Declarative Language

If you want to make clear to K8s the kind of workload you want to launch, you use an API component and a declarative language (Figure 1) by describing the desired state of your containers in a template file that you send to K8s. Kubernetes then tries to match the actual state as closely as possible to the state described by the template.

Figure 1: This pod definition for Kubernetes is one of the more straightforward examples. The larger the environments become, the more complex the associated resource definitions you need.

In parallel, you have to get used to new terminology in K8s because anyone trying to work with the tool without knowing about pods is unlikely to succeed. Things get tricky if you want to run larger workloads on K8s that involve more than a single image with just a few configuration parameters. Quite a few components in microarchitecture applications need to be considered in the pod definitions. Even when it comes to rolling out multiple monolithic apps in the form of K8s pods, creating the appropriate pod definitions is a pretty tedious exercise (Figure 1).

Software vendors looking to sell their products with K8s underpinnings cannot be happy about this. As usual, admins prefer products that are delivered as turnkey systems, or as close as you can get to them. In the K8s context, this ideally means you take delivery of preconfigured components for everything that makes up the product. Then you only have to define your environment-specific configuration parameters for your K8s cluster. All the other commissioning work for a particular piece of software is ideally taken care of by the system. The idea is ultimately the same as with package managers. Where rpm or dpkg take the stage on conventional systems, Helm comes into play with K8s.

Old Hand

Helm has been around for a few years in the K8s universe. The current version 3 is quite different from previous versions, which you will notice when you search online for information.

The differences are particularly evident in the components. In Helm 2, Tiller was the central component for communication with K8s. A Helm client at the command line communicated with Tiller and passed templates for virtual setups (Figure 2). Kubernetes then set about creating the setups Tiller specified. Throughout its life, however, Tiller suffered several problems that were inherent in its design – related to rights management, parallel operations in Helm, and several other key aspects – and consequently were very difficult to correct.

Figure 2: Helm acts as a translator between Kubernetes and the user. Under the hood, it is easy to see from Helm templates how they will ultimately end up in Kubernetes.
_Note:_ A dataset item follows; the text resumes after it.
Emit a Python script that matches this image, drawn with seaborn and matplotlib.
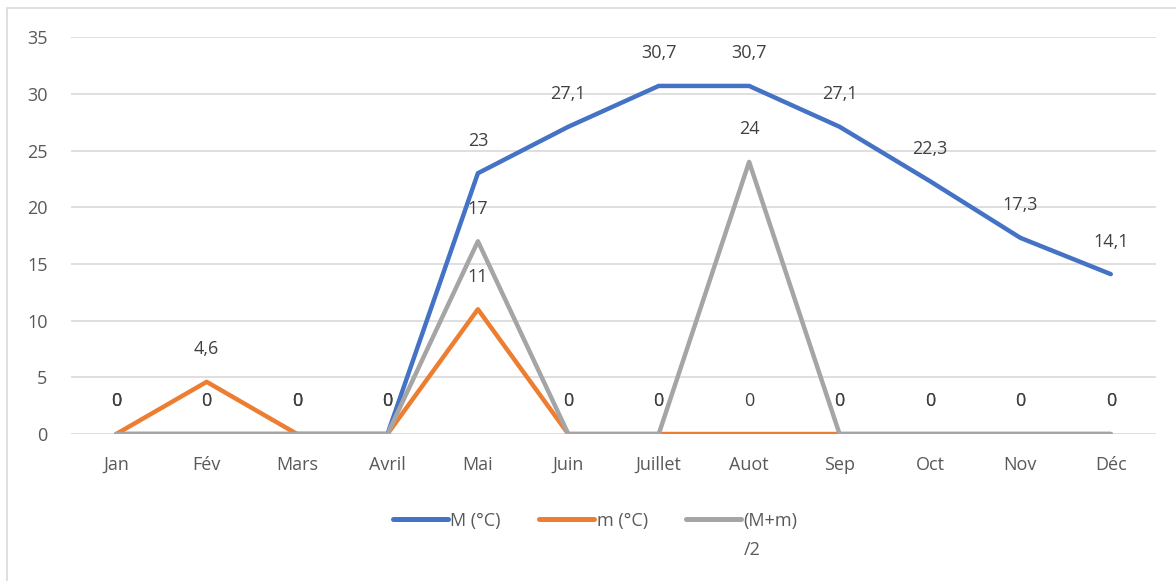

In Helm 3, the developers summarily did away with Tiller and replaced it with a more powerful command-line client that still goes by the name of Helm and a library that serves as a bridge to K8s for the client. Accordingly, Helm 3 no longer has its own management instance. It is important to keep this in mind because Helm newbies still often get stuck with old docs when searching for information and are frustrated when they roll out Helm 3 and see that Tiller is missing.